Jacob's head slipped down momentarily. "I cannot say I like the comparison," Selmak said, "but the analogy is sound." His head dipped slightly as Jacob resumed control. "That still doesn't mean you should go out there," he argued.

"What are the chances that it's a Tok'ra?" Sam demanded of her father. "If a Goa'uld has my children, I damn well am going to find out!"

"Then I'll go with you," Jack suggested.

"No," Sam refused as she tugged Clark to his feet. "If I'm wrong, Mr. Clark and I are just going to go for a little walk, and when we get back, we'll have the twins with us. If I'm right, I want you in here...out of sight, but ready to back me up."

Jacob threw up his hands recognizing in her expression that he hadn't a chance of winning the argument. The same rueful resignation played across Jack's face then his eyes brightened with an idea. "What about Thor?" he suggested.

"No," Daniel said. "We can't risk it, Jack. The System Lords are just looking for a chance to break the Protected Planets Treaty."

"He's right," Sam whispered to her husband taking his hand in hers.

Jack sighed as he took Sam's arm turning her to face him. "Be careful," he admonished before kissing her lightly on the forehead. His expression hardened as he turned to Clark. He didn't say anything to the other man, but his eyes conveyed a message all the same.

Clark nodded his acceptance of the unvoiced edict. He turned and lead the way out of the building as a human shield in front of his captor. "What's a Goa'uld?" he asked with all his instincts screaming at him to get as much information as he could.

"It would take too long to explain everything, and you probably wouldn't believe me anyway," she told him.

"Give me the Cliff Notes version," John demanded. "I don't like going into things blind."

"You noticed how the President addressed my father?" she asked.

"General Carter and Selmak of the Tok'ra," John murmured.

"Four years ago my father was dying of cancer," Sam told him as she followed him towards where the President and several others stood waiting for the occupants of the SUV. "Selmak is an alien being that lives inside him. Selmak cured his cancer, and in exchange they share my father's body."

"And Selmak is a Goa'uld?" John guessed. He was willing to take the 'alien' part on faith considering the level of technology they'd shown already and the strange sound of General Carter's voice when he'd spoken to Tony Brentano.

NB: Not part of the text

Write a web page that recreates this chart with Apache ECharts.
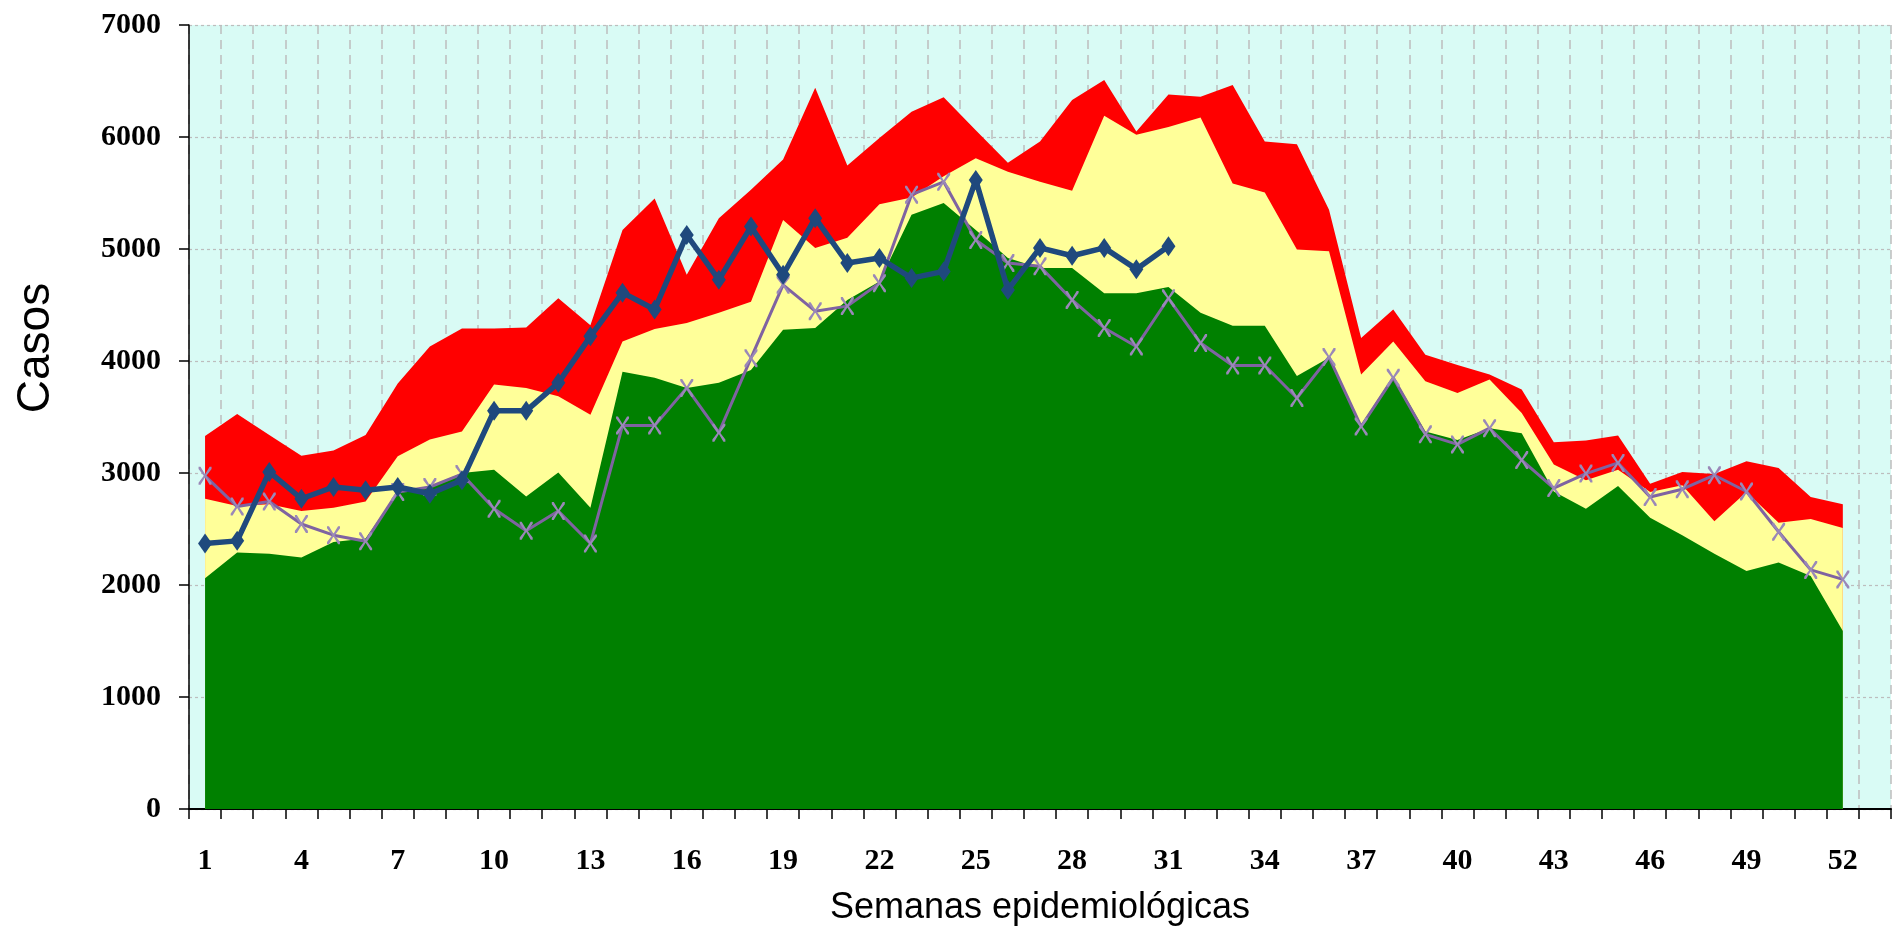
<!DOCTYPE html>
<html>
<head>
<meta charset="utf-8">
<script src="https://cdn.jsdelivr.net/npm/echarts@6/dist/echarts.min.js"></script>
<style>
html,body{margin:0;padding:0;background:#fff;}
#chart{width:1892px;height:937px;}
</style>
</head>
<body>
<div id="chart"></div>
<script>
const weeks = ['1','2','3','4','5','6','7','8','9','10','11','12','13','14','15','16','17','18','19','20','21','22','23','24','25','26','27','28','29','30','31','32','33','34','35','36','37','38','39','40','41','42','43','44','45','46','47','48','49','50','51','52','53'];

// Epidemic channel limits
const redTop = [3330,3527,3340,3155,3200,3340,3800,4130,4290,4290,4300,4560,4320,5170,5450,4770,5275,5530,5800,6440,5745,5990,6225,6355,6060,5770,5960,6330,6510,6050,6380,6360,6465,5960,5935,5350,4205,4460,4055,3965,3880,3745,3275,3290,3335,2905,3010,2990,3105,3045,2785,2720];
const yellowTop = [2770,2705,2720,2660,2690,2745,3150,3300,3370,3790,3760,3685,3520,4175,4285,4340,4430,4530,5260,5010,5100,5400,5460,5650,5810,5690,5600,5520,6190,6020,6090,6175,5585,5505,4995,4980,3880,4175,3820,3715,3835,3535,3075,2935,3030,2830,2890,2570,2830,2555,2590,2510];
const greenTop = [2060,2290,2280,2245,2385,2415,2830,2880,3000,3030,2790,3005,2690,3905,3850,3760,3805,3920,4280,4295,4545,4710,5305,5410,5170,4920,4830,4830,4605,4605,4660,4430,4315,4315,3865,4030,3430,3865,3370,3295,3400,3355,2835,2680,2885,2600,2445,2280,2125,2200,2080,1590];

// Current year (weeks 1-31) and previous year
const currentYear = [2370,2394,3010,2770,2875,2845,2875,2815,2935,3555,3555,3805,4220,4610,4460,5125,4725,5200,4770,5275,4875,4920,4740,4800,5615,4635,5010,4940,5010,4820,5025];
const previousYear = [2975,2700,2745,2545,2445,2390,2830,2875,2990,2680,2485,2660,2370,3425,3425,3760,3360,4025,4680,4445,4490,4695,5485,5600,5080,4875,4845,4545,4295,4130,4560,4160,3960,3960,3670,4035,3415,3850,3345,3255,3400,3115,2865,2995,3090,2785,2855,2980,2835,2475,2135,2050];

const yTicks = {min:0, max:7000, interval:1000};

const chart = echarts.init(document.getElementById('chart'));
const areaSeries = (name, data, color) => ({
  name, type:'line', data, showSymbol:false, symbol:'none',
  lineStyle:{width:0, color}, itemStyle:{color},
  areaStyle:{color, opacity:1}, silent:true, animation:false
});
const xSymbol = 'path://M0,0L1.5,0L5,4.2L8.5,0L10,0L10,1.2L6,5L10,8.8L10,10L8.5,10L5,5.8L1.5,10L0,10L0,8.8L4,5L0,1.2Z';

chart.setOption({
  animation:false,
  backgroundColor:'#ffffff',
  grid:{left:189, right:1, top:25, bottom:128, show:true, backgroundColor:'#D9FBF5', borderWidth:0},
  xAxis:{
    type:'category', data:weeks, boundaryGap:true,
    name:'Semanas epidemiológicas', nameLocation:'middle', nameGap:81,
    nameTextStyle:{fontFamily:'Liberation Sans', fontSize:36, color:'#000'},
    axisLine:{lineStyle:{color:'#000', width:2}},
    axisTick:{show:true, interval:0, length:10, lineStyle:{color:'#000', width:1.5}},
    axisLabel:{interval:2, margin:37, fontFamily:'Liberation Serif', fontSize:30, fontWeight:'bold', color:'#000'},
    splitLine:{show:true, interval:0, lineStyle:{color:'#BDBDBD', width:1.5, type:[9,6]}}
  },
  yAxis:{
    type:'value', min:yTicks.min, max:yTicks.max, interval:yTicks.interval,
    axisLine:{show:true, lineStyle:{color:'#000', width:1.5}},
    axisTick:{show:true, length:10, lineStyle:{color:'#000', width:1.5}},
    axisLabel:{margin:28, fontFamily:'Liberation Serif', fontSize:30, fontWeight:'bold', color:'#000',
      formatter:function(v){return String(v);}},
    splitLine:{show:true, lineStyle:{color:'#BDBDBD', width:1.2, type:[3,3]}}
  },
  graphic:[{
    type:'text', x:36, y:348, rotation:Math.PI/2,
    style:{text:'Casos', fontFamily:'Liberation Sans', fontSize:46, fill:'#000', align:'center', verticalAlign:'middle'}
  }],
  series:[
    areaSeries('Alarma', redTop, '#FF0000'),
    areaSeries('Seguridad', yellowTop, '#FFFF99'),
    areaSeries('Éxito', greenTop, '#008000'),
    {
      name:'Año anterior', type:'line', data:previousYear, z:5,
      symbol:xSymbol, symbolSize:[13,18], showSymbol:true,
      lineStyle:{color:'#7F63A1', width:3},
      itemStyle:{color:'#9A88B8'}
    },
    {
      name:'Año actual', type:'line', data:currentYear, z:6,
      symbol:'diamond', symbolSize:[14,20], showSymbol:true,
      lineStyle:{color:'#1F497D', width:5.5},
      itemStyle:{color:'#1F497D'}
    }
  ]
});
</script>
</body>
</html>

"A Tok'ra," Sam corrected. "Same species. Different faction. The Tok'ra are symbiotes. They share the body with the host. The Goa'uld are parasites. They subhume the host totally. The Tok'ra have been in rebellion against the Goa'uld for several thousand years. The Goa'uld have enslaved humanity across the galaxy including here on Earth until a rebellion in ancient Egypt forced them to withdraw from the planet."

"How will I be able to tell it's a Goa'uld?" Clark demanded.

"You won't," she told him. "I was taken as a host a few years ago. It died inside me a few days later, but since then I've been able to sense when a Goa'uld or Tok'ra are nearby." Even though Clark couldn't see her face, he could feel the underlying horror in her voice.

Clark was still mulling over her explanation when she grabbed the back of his shirt tugging him to a halt. "What?" he asked.

"It's a Goa'uld," she whispered.

He looked at the two men who had exited the vehicle. They were perhaps fifty yards away. The driver was dressed as an Air Force colonel. The passenger was an older man in his sixties or early seventies. "Which one?" Clark asked.

"The older man," Sam told him. He sensed her kneel down behind him then felt the tug of the knife on the ties that bound his hands at his back. "Dr. Alexandro Rivera. We have another problem though. The other man is Colonel Nick Rivers. He's spent the last three weeks prosecuting Jack and I for fraternization. He's going to recognize me."

"Is it just me or is there a family resemblance?" Clark suggested sotto voiced as he rubbed the raw skin at his wrists.